■ **Stored data**
^^^^^^^^
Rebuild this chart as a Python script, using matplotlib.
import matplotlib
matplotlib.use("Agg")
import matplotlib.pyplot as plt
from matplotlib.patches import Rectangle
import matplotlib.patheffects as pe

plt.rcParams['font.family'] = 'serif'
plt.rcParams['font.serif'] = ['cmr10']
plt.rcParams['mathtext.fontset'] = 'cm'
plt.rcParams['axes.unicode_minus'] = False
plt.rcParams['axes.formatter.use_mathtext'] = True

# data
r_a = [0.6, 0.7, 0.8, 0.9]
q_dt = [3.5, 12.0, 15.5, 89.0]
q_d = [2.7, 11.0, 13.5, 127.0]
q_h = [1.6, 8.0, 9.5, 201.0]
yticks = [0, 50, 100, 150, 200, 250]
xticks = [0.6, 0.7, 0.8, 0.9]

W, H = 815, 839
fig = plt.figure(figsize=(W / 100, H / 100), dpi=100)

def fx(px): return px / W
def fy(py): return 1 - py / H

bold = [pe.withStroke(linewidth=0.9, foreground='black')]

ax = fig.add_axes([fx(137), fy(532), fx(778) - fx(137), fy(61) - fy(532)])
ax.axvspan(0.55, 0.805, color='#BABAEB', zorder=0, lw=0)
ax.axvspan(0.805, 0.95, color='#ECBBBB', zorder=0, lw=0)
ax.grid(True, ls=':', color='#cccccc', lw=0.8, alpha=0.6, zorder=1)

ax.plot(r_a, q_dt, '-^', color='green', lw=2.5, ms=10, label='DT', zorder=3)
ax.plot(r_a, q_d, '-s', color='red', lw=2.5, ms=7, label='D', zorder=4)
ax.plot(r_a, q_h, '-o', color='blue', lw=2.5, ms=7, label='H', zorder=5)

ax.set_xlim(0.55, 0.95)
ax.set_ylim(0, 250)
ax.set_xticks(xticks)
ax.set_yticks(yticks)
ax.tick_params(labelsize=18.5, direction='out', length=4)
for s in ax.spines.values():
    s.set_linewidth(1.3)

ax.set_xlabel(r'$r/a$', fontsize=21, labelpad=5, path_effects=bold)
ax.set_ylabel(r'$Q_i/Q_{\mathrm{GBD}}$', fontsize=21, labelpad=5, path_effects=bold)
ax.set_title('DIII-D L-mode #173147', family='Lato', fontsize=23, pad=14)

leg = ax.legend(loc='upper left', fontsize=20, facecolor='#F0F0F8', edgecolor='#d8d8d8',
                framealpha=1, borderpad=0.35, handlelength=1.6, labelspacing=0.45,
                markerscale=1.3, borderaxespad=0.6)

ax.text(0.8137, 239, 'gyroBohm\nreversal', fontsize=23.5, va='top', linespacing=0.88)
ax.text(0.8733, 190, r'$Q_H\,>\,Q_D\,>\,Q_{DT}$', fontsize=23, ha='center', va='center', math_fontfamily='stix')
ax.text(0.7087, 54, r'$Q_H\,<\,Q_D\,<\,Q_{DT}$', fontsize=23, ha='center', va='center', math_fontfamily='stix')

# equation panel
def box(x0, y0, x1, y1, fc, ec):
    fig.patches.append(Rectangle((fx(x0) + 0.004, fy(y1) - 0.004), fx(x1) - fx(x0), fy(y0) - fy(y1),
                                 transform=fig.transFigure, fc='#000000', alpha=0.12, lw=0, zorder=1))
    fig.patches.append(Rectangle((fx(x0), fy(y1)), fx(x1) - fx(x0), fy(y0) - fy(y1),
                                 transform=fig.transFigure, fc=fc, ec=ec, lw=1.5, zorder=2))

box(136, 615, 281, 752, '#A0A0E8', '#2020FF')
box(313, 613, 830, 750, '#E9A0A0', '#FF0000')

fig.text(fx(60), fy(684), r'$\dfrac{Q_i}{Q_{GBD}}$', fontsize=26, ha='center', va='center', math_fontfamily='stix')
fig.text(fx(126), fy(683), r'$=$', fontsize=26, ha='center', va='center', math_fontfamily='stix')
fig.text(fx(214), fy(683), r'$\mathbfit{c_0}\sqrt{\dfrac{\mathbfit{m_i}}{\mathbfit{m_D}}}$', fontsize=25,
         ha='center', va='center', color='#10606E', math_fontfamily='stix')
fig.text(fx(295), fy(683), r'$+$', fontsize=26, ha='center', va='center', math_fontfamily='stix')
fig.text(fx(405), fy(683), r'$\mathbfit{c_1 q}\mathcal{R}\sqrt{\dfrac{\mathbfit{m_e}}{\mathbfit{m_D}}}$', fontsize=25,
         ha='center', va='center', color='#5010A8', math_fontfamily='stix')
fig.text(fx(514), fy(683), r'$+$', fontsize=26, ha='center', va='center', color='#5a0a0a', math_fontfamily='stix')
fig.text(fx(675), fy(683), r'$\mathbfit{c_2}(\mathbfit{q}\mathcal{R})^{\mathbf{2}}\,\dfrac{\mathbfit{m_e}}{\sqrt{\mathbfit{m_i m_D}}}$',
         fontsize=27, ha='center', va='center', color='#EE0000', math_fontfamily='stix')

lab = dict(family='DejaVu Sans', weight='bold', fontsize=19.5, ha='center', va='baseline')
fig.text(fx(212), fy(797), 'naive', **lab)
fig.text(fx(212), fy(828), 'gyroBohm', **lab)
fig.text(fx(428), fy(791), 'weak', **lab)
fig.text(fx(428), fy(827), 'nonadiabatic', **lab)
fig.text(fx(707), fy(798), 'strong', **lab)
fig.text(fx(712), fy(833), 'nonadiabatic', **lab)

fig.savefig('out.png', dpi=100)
^^^^^^^^
■ **Given exercise**
All lines from the beginning of the material above through the one with "ms=7, label='H', zorder=5)" need to be returned exactly; please return those and only those.

■ **The completed task**
Rebuild this chart as a Python script, using matplotlib.
import matplotlib
matplotlib.use("Agg")
import matplotlib.pyplot as plt
from matplotlib.patches import Rectangle
import matplotlib.patheffects as pe

plt.rcParams['font.family'] = 'serif'
plt.rcParams['font.serif'] = ['cmr10']
plt.rcParams['mathtext.fontset'] = 'cm'
plt.rcParams['axes.unicode_minus'] = False
plt.rcParams['axes.formatter.use_mathtext'] = True

# data
r_a = [0.6, 0.7, 0.8, 0.9]
q_dt = [3.5, 12.0, 15.5, 89.0]
q_d = [2.7, 11.0, 13.5, 127.0]
q_h = [1.6, 8.0, 9.5, 201.0]
yticks = [0, 50, 100, 150, 200, 250]
xticks = [0.6, 0.7, 0.8, 0.9]

W, H = 815, 839
fig = plt.figure(figsize=(W / 100, H / 100), dpi=100)

def fx(px): return px / W
def fy(py): return 1 - py / H

bold = [pe.withStroke(linewidth=0.9, foreground='black')]

ax = fig.add_axes([fx(137), fy(532), fx(778) - fx(137), fy(61) - fy(532)])
ax.axvspan(0.55, 0.805, color='#BABAEB', zorder=0, lw=0)
ax.axvspan(0.805, 0.95, color='#ECBBBB', zorder=0, lw=0)
ax.grid(True, ls=':', color='#cccccc', lw=0.8, alpha=0.6, zorder=1)

ax.plot(r_a, q_dt, '-^', color='green', lw=2.5, ms=10, label='DT', zorder=3)
ax.plot(r_a, q_d, '-s', color='red', lw=2.5, ms=7, label='D', zorder=4)
ax.plot(r_a, q_h, '-o', color='blue', lw=2.5, ms=7, label='H', zorder=5)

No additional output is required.